Kryptografie mit KI neu gestalten
Angesichts dieser alarmierenden Möglichkeiten sollten sich Unternehmen auf Maßnahmen konzentrieren, um die Daten, die sich abgesichert innerhalb ihrer Mauern befinden, auch quantensicher zu schützen. Ein erster Schritt zu mehr Sicherheit auf individueller Ebene, um Quantum-ready zu werden, besteht im sicheren Aufbau ihrer Kryptographie. Es gilt sie so zu gestalten, dass sie modularisiert und veränderbar ist – so dass kompromittierte Bibliotheken nach Bedarf ausgetauscht werden können. Wenn beispielsweise die Kryptographie eines Unternehmens morgen durch Quantencomputer gefährdet sein würde, wäre es für viele Unternehmen eine Herkulesaufgabe, jeden einzelnen Code durchzugehen, die kryptographischen Teile zu isolieren und sie zu ersetzen, denn dabei müssten Millionen von Codezeilen bearbeitet werden. Unternehmen müssen ihren Code jetzt überarbeiten, damit es eine relativ überschaubare Aufgabe wird, verwundbare Bibliotheken durch neue zu ersetzen, die dieselbe Funktion erfüllen. Das hört sich einfacher an, als es tatsächlich ist, wenn nicht die KI als Abhilfe bereitstehen würde. Denn in jeder Organisation wachsen die Code-Bestände vergleichbar mit einem Korallenriff. Jeder Entwickler fügt Codes hinzu und bildet damit Verästelungen, bis im Laufe der Zeit niemand mehr weiß, wer was entwickelt hat. Der Code erhält ein Eigenleben, das es mit Hilfe der KI einzudämmen gilt.

Large Language Models (LLMs) und generative KI sind großartig im Lesen und Parsen von Sprache. Und da Code im Grunde genommen nichts anderes als Sprache ist, bieten sich diese Tools an, hier Abhilfe in dem Wildwuchs zu schaffen. Wenn man diese Tools (mit menschlicher Hilfe) auf alten Code anwendet, kann die KI beim Refaktorisieren und Analysieren Hilfestellung leisten. Sie kann sogar bei der Modularisierung und Kommentierung eines neuen, funktional gleichwertigen Codes assistieren. Natürlich muss dieser Code getestet werden, aber die ursprüngliche Herkulesaufgabe, Code schnell quantensicher zu gestalten, wird jetzt nachvollziehbarer. Die Technologie stellt eine praktikable Lösung für die Externalisierung von nicht quantenresistenter Kryptographie und deren Vorbereitung auf den Wechsel zu quantenresistenten Optionen oder andere notwendige Updates dar. Dies wird es in Zukunft jedem Unternehmen ermöglichen, jeden einzelnen Codeabschnitt zu lesen und sofort zu verstehen, was er bewirkt. KI lässt sich nutzen, um Code schrittweise zu modularisieren und zu modernisieren, ihn wartungsfreundlicher zu gestalten und so ihre technischen Altlasten zu reduzieren.

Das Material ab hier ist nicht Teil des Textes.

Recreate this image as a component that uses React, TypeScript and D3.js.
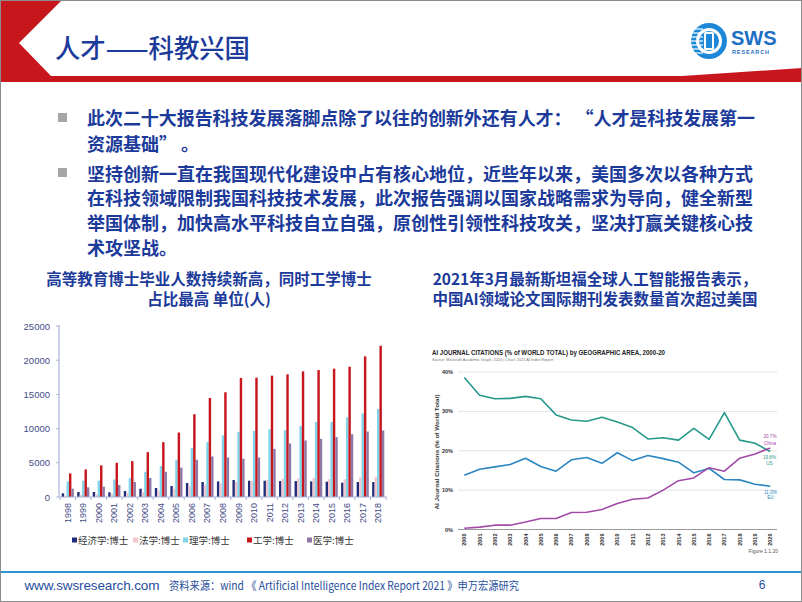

Die Entwicklung quantenresistenter Algorithmen
Unternehmen und staatliche Einrichtungen müssen zusammen die Bemühungen vorantreiben, die nächste Reihe von quantenresistenten Algorithmen zu entwickeln, die sich leicht erstellen und selbst mit Quantenanalyse schwer aufbrechen lassen. Einige dieser Algorithmen gibt es bereits oder sie werden in diesem Moment entwickelt – aber sie sind entweder noch nicht getestet oder müssen noch weiter erprobt und entwickelt werden. Die einzige Möglichkeit für die Industrie, Vertrauen in neue Algorithmen aufzubauen, besteht darin, sie zu veröffentlichen und dann über einen längeren Zeitraum rigoros zu testen. Dies erfordert eine grenzüberschreitende Anstrengung von Unternehmen, Universitäten, Forschungseinrichtungen und anderen, die sich an öffentlichen Förder-, Entwicklungs- und Testinitiativen beteiligen, an Ergebnissen zusammen zu arbeiten und ihre Erfahrungen auszutauschen.

Sam Curry ist ein 30-jähriger Branchenveteran. Er begann seine Karriere in der Signal- und Kryptoanalyse und war der erste Mitarbeiter von Signal 9 Solutions, einem kleinen Start-up-Unternehmen, das die Personal Firewall erfand, die erste kommerzielle Implementierung von Blowfish durchführte und eine frühe stealthy (symmetrische Schlüssel) VPN-Technologie entwickelte, die schließlich an McAfee verkauft wurde.